▸ **Records**:
BEGIN

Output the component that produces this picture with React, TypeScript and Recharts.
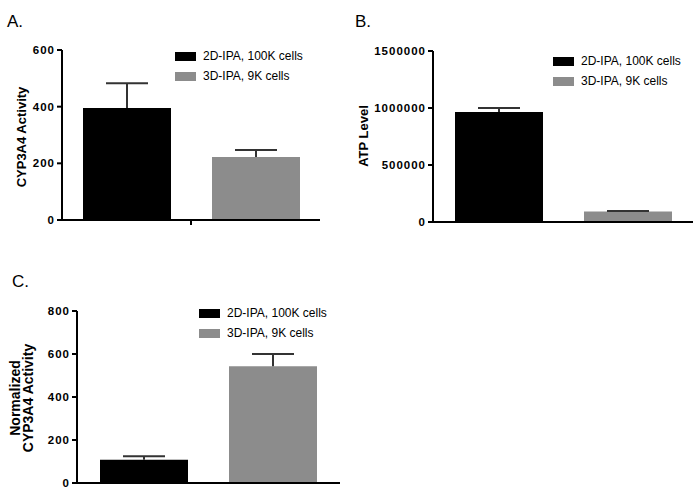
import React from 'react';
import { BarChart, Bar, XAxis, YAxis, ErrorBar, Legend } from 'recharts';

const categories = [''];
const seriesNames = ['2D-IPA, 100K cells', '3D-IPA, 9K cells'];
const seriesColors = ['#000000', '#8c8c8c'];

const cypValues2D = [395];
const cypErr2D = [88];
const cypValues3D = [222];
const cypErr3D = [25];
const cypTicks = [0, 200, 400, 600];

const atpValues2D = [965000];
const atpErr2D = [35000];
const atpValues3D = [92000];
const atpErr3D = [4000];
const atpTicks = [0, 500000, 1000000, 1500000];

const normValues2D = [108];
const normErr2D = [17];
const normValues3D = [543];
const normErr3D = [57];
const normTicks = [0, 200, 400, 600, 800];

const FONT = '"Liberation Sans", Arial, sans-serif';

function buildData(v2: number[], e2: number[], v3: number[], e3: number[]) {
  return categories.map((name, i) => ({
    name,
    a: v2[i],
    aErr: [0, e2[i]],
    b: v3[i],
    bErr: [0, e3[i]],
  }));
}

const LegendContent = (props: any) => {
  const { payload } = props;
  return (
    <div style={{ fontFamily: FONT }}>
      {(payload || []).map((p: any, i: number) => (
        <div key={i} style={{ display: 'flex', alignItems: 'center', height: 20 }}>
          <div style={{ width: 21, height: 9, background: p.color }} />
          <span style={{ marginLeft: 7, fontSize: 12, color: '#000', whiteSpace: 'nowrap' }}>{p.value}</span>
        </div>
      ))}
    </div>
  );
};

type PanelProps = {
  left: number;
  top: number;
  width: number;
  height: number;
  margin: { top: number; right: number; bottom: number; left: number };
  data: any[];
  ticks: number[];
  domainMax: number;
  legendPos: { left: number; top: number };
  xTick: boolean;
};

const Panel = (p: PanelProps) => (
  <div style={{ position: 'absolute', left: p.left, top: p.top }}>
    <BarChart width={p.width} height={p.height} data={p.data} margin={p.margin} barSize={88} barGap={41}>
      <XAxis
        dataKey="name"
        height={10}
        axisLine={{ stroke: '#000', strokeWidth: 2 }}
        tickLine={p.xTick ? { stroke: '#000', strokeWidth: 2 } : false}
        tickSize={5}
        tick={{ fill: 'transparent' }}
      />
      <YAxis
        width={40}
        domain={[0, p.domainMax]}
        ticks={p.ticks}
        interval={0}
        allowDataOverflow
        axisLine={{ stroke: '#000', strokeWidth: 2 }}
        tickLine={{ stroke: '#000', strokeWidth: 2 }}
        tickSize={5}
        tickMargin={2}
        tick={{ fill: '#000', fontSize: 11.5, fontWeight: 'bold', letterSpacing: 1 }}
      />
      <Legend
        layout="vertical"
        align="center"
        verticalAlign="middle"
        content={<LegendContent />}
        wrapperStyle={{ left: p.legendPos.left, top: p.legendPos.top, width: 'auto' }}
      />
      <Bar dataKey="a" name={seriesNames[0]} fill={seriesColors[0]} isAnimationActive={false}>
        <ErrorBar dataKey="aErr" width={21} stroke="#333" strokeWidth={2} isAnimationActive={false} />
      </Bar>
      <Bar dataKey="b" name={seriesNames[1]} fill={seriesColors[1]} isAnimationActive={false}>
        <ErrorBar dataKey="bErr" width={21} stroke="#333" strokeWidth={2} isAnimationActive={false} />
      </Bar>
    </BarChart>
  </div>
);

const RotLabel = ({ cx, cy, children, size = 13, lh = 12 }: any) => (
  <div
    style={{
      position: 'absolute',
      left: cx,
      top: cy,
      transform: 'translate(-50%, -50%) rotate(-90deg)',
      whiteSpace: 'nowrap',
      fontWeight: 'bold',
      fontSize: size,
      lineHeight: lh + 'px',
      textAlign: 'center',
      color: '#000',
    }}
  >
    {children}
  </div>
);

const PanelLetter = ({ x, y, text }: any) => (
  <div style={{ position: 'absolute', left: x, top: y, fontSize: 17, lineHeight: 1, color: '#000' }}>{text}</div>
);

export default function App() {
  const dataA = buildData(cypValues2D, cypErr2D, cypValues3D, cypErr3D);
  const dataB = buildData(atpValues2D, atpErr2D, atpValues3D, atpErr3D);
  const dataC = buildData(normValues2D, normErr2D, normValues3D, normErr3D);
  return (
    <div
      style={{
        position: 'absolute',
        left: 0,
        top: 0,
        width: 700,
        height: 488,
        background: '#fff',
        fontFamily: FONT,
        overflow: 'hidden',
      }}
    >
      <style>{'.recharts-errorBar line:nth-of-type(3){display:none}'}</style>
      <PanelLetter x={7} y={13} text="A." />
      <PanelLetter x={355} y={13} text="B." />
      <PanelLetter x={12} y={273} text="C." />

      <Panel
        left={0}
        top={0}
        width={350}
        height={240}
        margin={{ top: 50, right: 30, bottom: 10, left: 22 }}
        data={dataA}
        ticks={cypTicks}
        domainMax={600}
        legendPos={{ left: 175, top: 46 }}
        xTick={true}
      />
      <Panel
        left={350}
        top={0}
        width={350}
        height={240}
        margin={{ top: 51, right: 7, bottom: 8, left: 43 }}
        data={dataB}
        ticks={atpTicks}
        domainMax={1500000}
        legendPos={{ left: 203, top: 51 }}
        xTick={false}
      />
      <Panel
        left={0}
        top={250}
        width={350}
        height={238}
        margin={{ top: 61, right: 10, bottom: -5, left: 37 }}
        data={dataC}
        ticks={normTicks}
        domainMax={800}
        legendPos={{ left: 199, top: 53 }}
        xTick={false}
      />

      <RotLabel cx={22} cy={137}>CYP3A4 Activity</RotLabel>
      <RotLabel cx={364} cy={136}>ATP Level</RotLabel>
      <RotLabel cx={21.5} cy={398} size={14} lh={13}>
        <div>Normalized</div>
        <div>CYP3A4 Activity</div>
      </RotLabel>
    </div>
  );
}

END
BEGIN

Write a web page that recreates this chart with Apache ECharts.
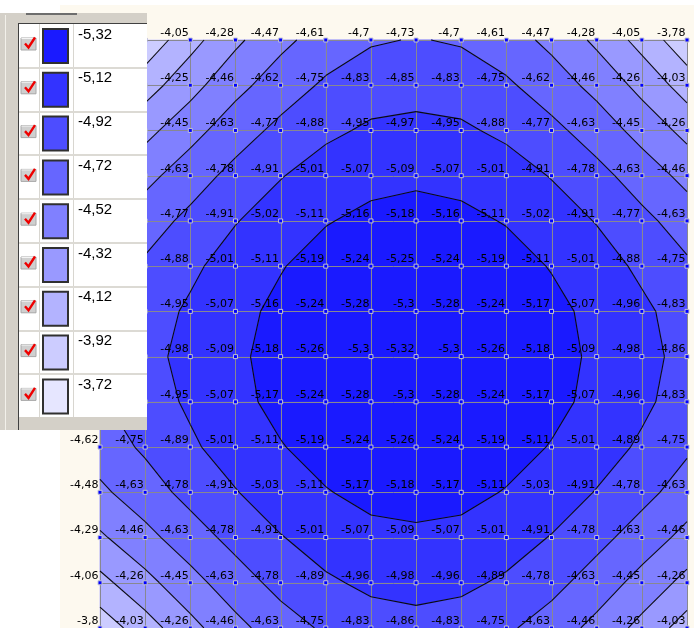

END

▸ **Task prompt**: Pick out every line above that holds the word "with" and copy it.

▸ **Output of the task**:
Output the component that produces this picture with React, TypeScript and Recharts.
Write a web page that recreates this chart with Apache ECharts.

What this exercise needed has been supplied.